Seminar: Platformizing Higher Education: Computer Scientists and the Making of MOOC Infrastructures by Dr.Sheerharsh Kelkar, Massachusetts Institute of Technology Program in History, Anthropology and STS
Friday, March 18 10:45 p.m.
EA-409
Abstract: Based on a 18-month multi-sited ethnographic study of the engineers, instructors and researchers who build the computing infrastructures for Massive Open Online Courses (MOOCs), this talk
investigates how computer scientists and their regime of expert knowledge are re-configuring notions of educational expertise. I show that actors working on and within MOOC infrastructures draw self-conscious inspiration from the technical precedents of Internet “platforms” like Amazon and Google. In so doing, they transfer techniques and work practices used extensively in these platforms to the process of teaching and learning (e.g., they frame training students to assess each other’s homework as similar to getting crowds to do micro-tasks, or “crowdsourcing”).

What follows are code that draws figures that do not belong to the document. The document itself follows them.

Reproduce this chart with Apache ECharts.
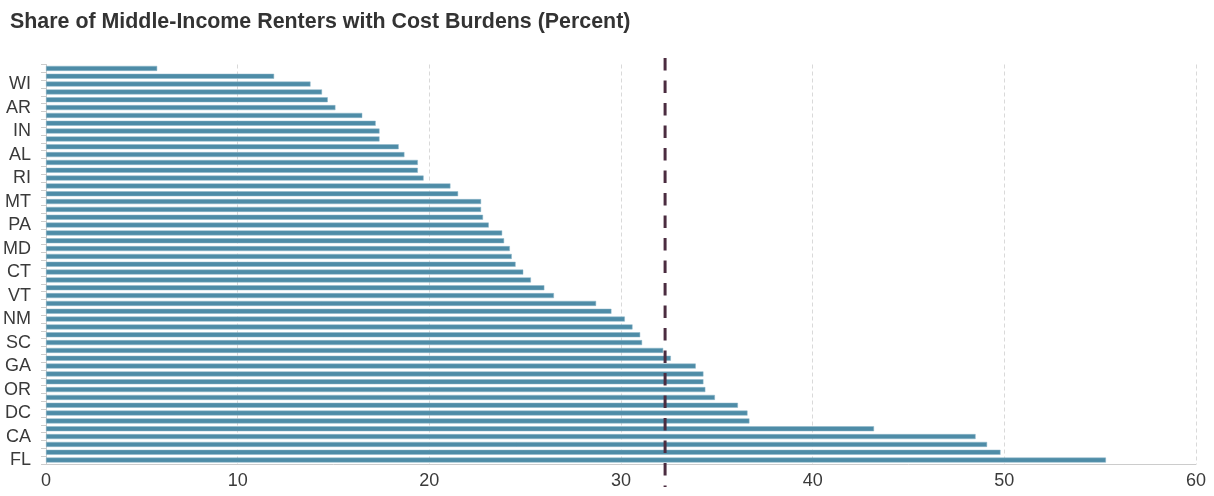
<!DOCTYPE html>
<html>
<head>
<meta charset="utf-8">
<script src="https://cdn.jsdelivr.net/npm/echarts@6/dist/echarts.min.js"></script>
<style>
  html, body { margin: 0; padding: 0; background: #ffffff; }
  #chart { width: 1214px; height: 496px; }
</style>
</head>
<body>
<div id="chart"></div>
<script>
// Categories from bottom (index 0) to top
const states = [
  'FL','HI','NV','CA','NY','NJ','DC','AZ','TX','OR',
  'LA','CO','GA','WA','MA','SC','UT','NC','NM','TN',
  'DE','VT','IL','MI','CT','VA','ME','MD','MS','ID',
  'PA','OK','NH','MT','MO','OH','RI','KY','MN','AL',
  'NE','KS','IN','IA','WY','AR','WV','AK','WI','SD','ND'
];
// Share of middle-income renters with cost burdens (percent)
const shares = [
  55.3, 49.8, 49.1, 48.5, 43.2, 36.7, 36.6, 36.1, 34.9, 34.4,
  34.3, 34.3, 33.9, 32.6, 32.2, 31.1, 31.0, 30.6, 30.2, 29.5,
  28.7, 26.5, 26.0, 25.3, 24.9, 24.5, 24.3, 24.2, 23.9, 23.8,
  23.1, 22.8, 22.7, 22.7, 21.5, 21.1, 19.7, 19.4, 19.4, 18.7,
  18.4, 17.4, 17.4, 17.2, 16.5, 15.1, 14.7, 14.4, 13.8, 11.9, 5.8
];
// National reference value (dashed line)
const nationalShare = 32.3;
const xTicks = [0, 10, 20, 30, 40, 50, 60];
const titleText = 'Share of Middle-Income Renters with Cost Burdens (Percent)';

const FONT = '"Liberation Sans", Arial, Helvetica, sans-serif';
const chart = echarts.init(document.getElementById('chart'), null, { renderer: 'canvas' });

chart.setOption({
  animation: false,
  backgroundColor: '#ffffff',
  title: {
    text: titleText,
    left: 5,
    top: 7,
    textStyle: { fontFamily: FONT, fontSize: 21.4, fontWeight: 'bold', color: '#333333' }
  },
  grid: [
    { left: 46, right: 18, top: 64.5, bottom: 32, containLabel: false },
    { left: 46, right: 18, top: 58, bottom: 9, containLabel: false }
  ],
  xAxis: [
    {
      gridIndex: 0,
      type: 'value',
      min: xTicks[0],
      max: xTicks[xTicks.length - 1],
      interval: 10,
      axisLine: { show: true, lineStyle: { color: '#cccccc', width: 1 } },
      axisTick: { show: false },
      axisLabel: { color: '#3a3a3a', fontSize: 18, fontFamily: FONT, margin: 8 },
      splitLine: { show: true, lineStyle: { color: '#d9d9d9', type: [4, 3], width: 1 } }
    },
    {
      gridIndex: 1,
      type: 'value',
      min: xTicks[0],
      max: xTicks[xTicks.length - 1],
      show: false
    }
  ],
  yAxis: [
    {
      gridIndex: 0,
      type: 'category',
      data: states,
      axisLine: { show: true, lineStyle: { color: '#cccccc', width: 1 } },
      axisTick: { show: true, interval: 0, length: 5, lineStyle: { color: '#cccccc' } },
      axisLabel: { interval: 2, color: '#3a3a3a', fontSize: 18, fontFamily: FONT, margin: 15 },
      splitLine: { show: false }
    },
    {
      gridIndex: 1,
      type: 'value',
      min: 0,
      max: 1,
      show: false
    }
  ],
  series: [
    {
      type: 'bar',
      xAxisIndex: 0,
      yAxisIndex: 0,
      data: shares,
      barWidth: 5,
      itemStyle: { color: '#4e8ca7', borderColor: '#8fb7c9', borderWidth: 0.5 }
    },
    {
      type: 'line',
      xAxisIndex: 1,
      yAxisIndex: 1,
      data: [[nationalShare, 1], [nationalShare, 0]],
      symbol: 'none',
      z: 5,
      lineStyle: { color: '#4b2c40', width: 3, type: [12.5, 10] }
    }
  ]
});
</script>
</body>
</html>
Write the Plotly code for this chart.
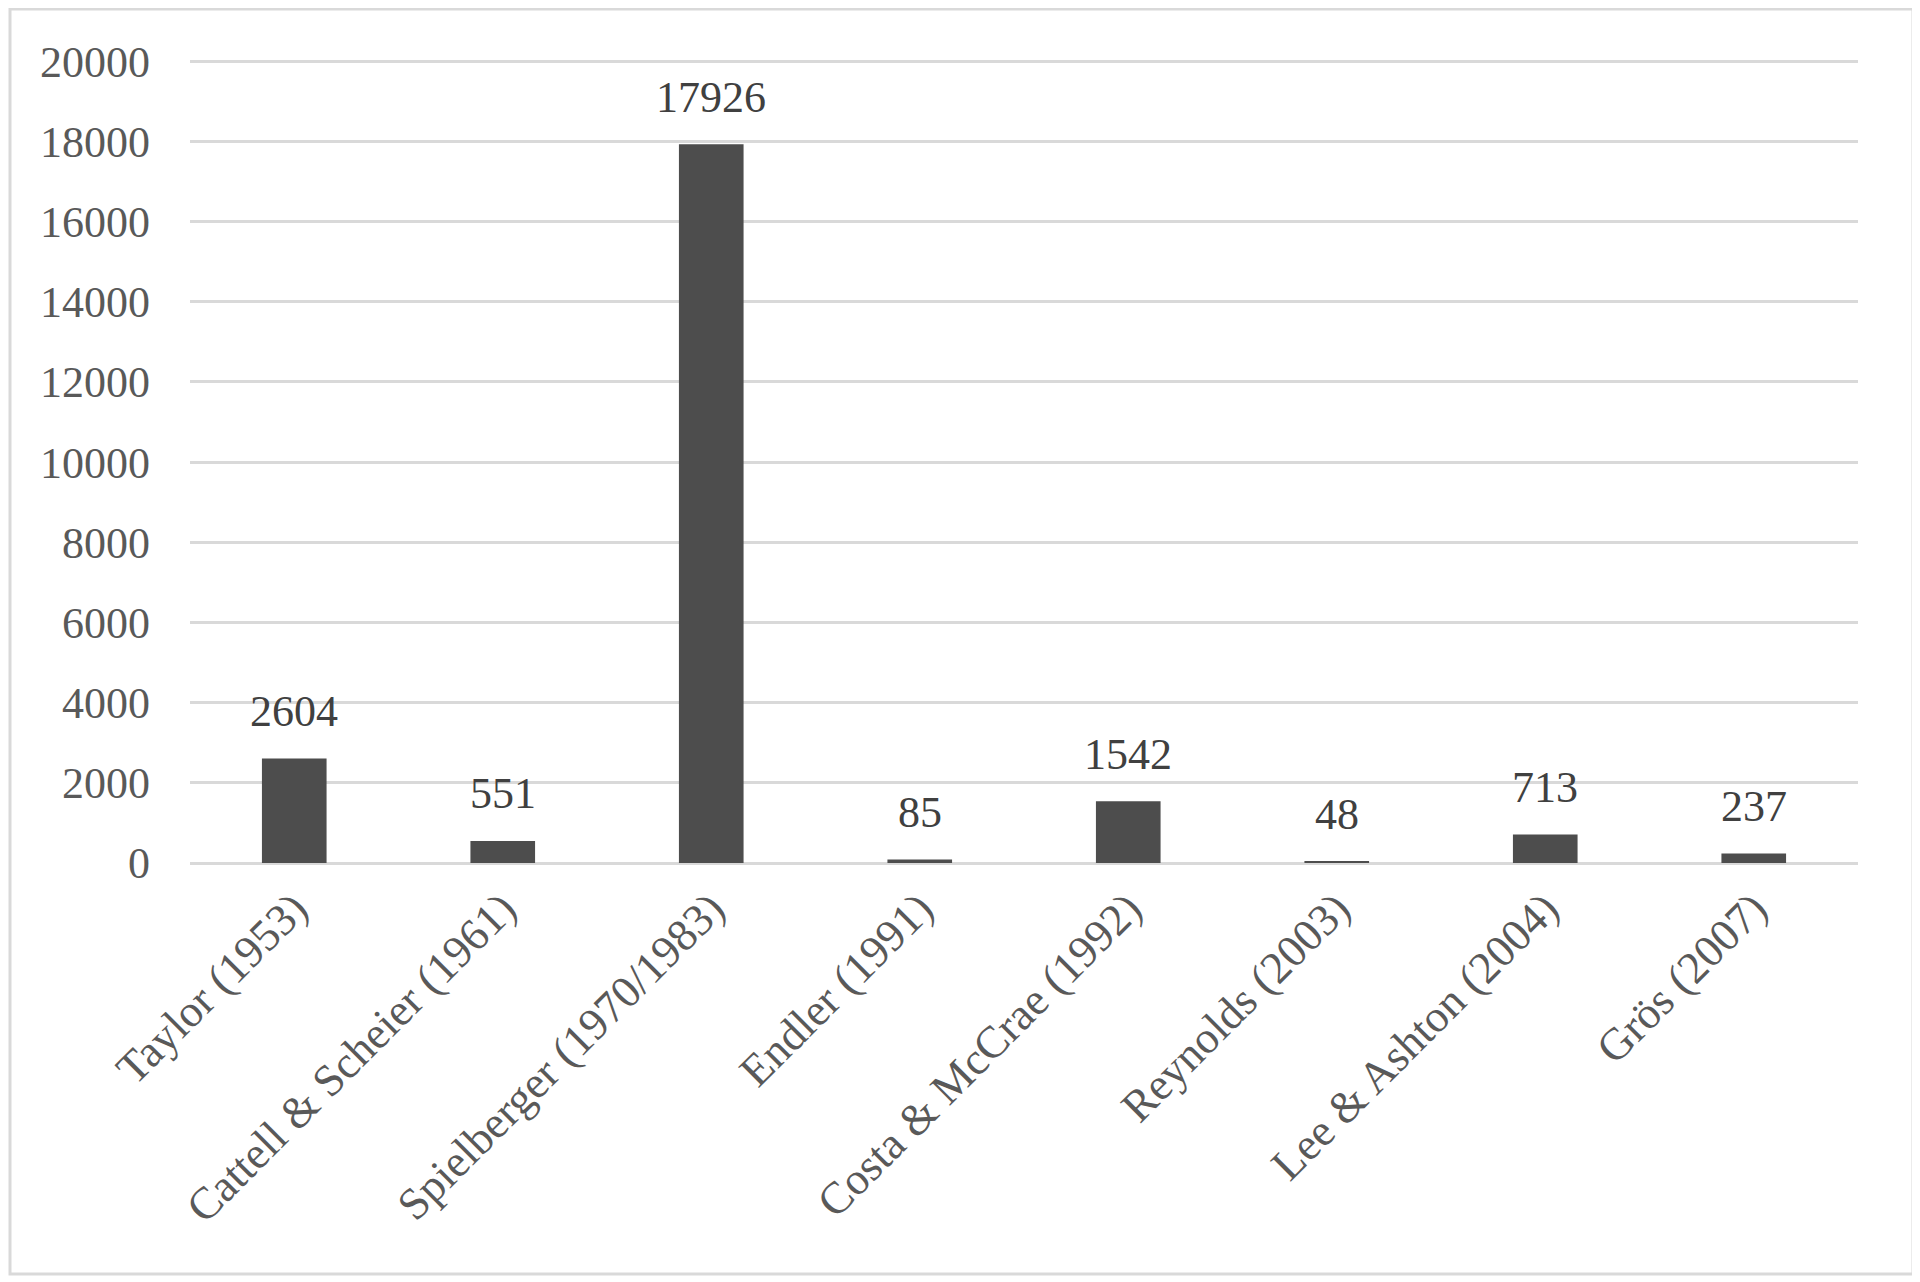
import plotly.graph_objects as go

categories = [
    "Taylor (1953)",
    "Cattell & Scheier (1961)",
    "Spielberger (1970/1983)",
    "Endler (1991)",
    "Costa & McCrae (1992)",
    "Reynolds (2003)",
    "Lee & Ashton (2004)",
    "Grös (2007)",
]
counts = [2604, 551, 17926, 85, 1542, 48, 713, 237]
y_ticks = [0, 2000, 4000, 6000, 8000, 10000, 12000, 14000, 16000, 18000, 20000]

serif = "Liberation Serif"
bar_color = "#4d4d4d"
grid_color = "#d9d9d9"

fig = go.Figure(go.Bar(
    x=categories,
    y=counts,
    marker=dict(color=bar_color, line=dict(width=0)),
    width=0.31,
    cliponaxis=False,
))

# value labels above bars
for cat, val in zip(categories, counts):
    fig.add_annotation(
        x=cat, y=val, text=str(val), showarrow=False,
        yanchor="middle", yshift=47,
        font=dict(family=serif, size=44, color="#404040"),
    )

# light frame around the whole chart
fig.add_shape(
    type="rect", xref="paper", yref="paper",
    xsizemode="pixel", ysizemode="pixel", xanchor=0, yanchor=1,
    x0=-180, x1=1723, y0=51, y1=-1214,
    line=dict(color=grid_color, width=3), layer="below",
)

fig.update_layout(
    width=1920, height=1282,
    margin=dict(l=182, r=70, t=52, b=427),
    paper_bgcolor="white", plot_bgcolor="white",
    showlegend=False,
    font=dict(family=serif, size=44, color="#595959"),
)
# range goes a hair past 20000 so the top gridline is drawn
fig.update_yaxes(
    range=[0, 20030], tickvals=y_ticks, ticktext=[str(v) for v in y_ticks],
    showgrid=True, gridcolor=grid_color, gridwidth=3,
    zeroline=True, zerolinecolor=grid_color, zerolinewidth=3,
    showline=False, ticks="", ticklabelstandoff=39,
)
fig.update_xaxes(
    tickangle=-45, showgrid=False, showline=False, ticks="",
    ticklabelstandoff=9, tickfont=dict(size=45),
)

fig.write_html("out.html")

I call this process of institutional transformation “platformization” and argue that the Internet platform needs to be understood as a technical and ideological entity that is being used to reconfigure authority and expertise within existing institutional spaces.
Bio: Shreeharsh Kelkar is a sixth-year Ph.D. student at MIT’s Doctoral Program in History, Anthropology, and Science, Technology, and Society (HASTS), interested in the history and anthropology of computing. As a student of STS, he primarily conducts ethnographic and historical investigations into the creation, use, deployment, and domestication of computing infrastructures in organizational contexts, paying particular attention to the (re)configurations of work, labor and expertise. In addition to his dissertation, his other ongoing projects include the social history of the prestigious entrance examination of the Indian Institutes of Technology (IITs), a study of software infrastructures used in hospital back-offices, and a study of the work practices in the emerging field of “data science.” He also works as a Contributing Editor for the Platypus blog administered by the Committee on the Anthropology of Science, Technology, and Computing (CASTAC) and is interested in new forms of scholarly publishing beyond monographs and journal articles. Before coming to STS, he worked as a computer scientist in the field of Human-Computer Interaction (HCI).